What fascinated me was that he had no contact, spoke to no one during that time. When he was captured authorities had trouble believing him at first, but had to bring him up to date on events that took place during that time. They eventually did find he was telling the truth.
How he was able to live through 27 Maine winters in his shelter with no heat left me feeling cold. He had no fires, because smoke would have been a telltale giveaway. I can’t imagine surviving like that, but he was able.
The book drew me in quickly as it described one of his forays. He left no trails moving in the dark through tangled deadfall and boulders that others would find a thrashing, branch-snapping ordeal. It describes how he moved through the forest where mounds of snow and mud lay by bounding from rock to rock leaving no bootprint behind. The hermit feared one print would give him away, and he left none for 27 years.

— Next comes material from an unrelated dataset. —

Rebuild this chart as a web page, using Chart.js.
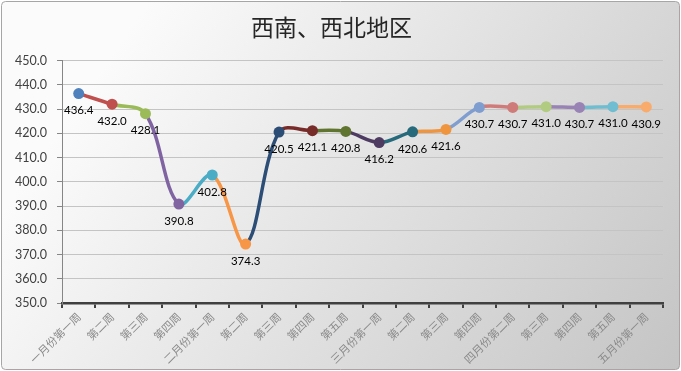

I found the term “hermit” troubling for this fellow.
I had always thought of a hermit as sequestered on a mountain top or maybe deep in the desert where no one else was around, but if you avoid contact with anyone for 27 years it kind of qualifies.
In a portion of the book Finkel addresses some of those issues with a section examining hermits historically and in the present. Through interviews he held with the man after he was captured he was able to put together an impelling account of his life as a hermit and the challenges it presented.
While we continue our stay at home life I’m sure you are, like me, catching up on a lot of reading material. This is a book that I would recommend in case you’re looking for a good read during our isolation.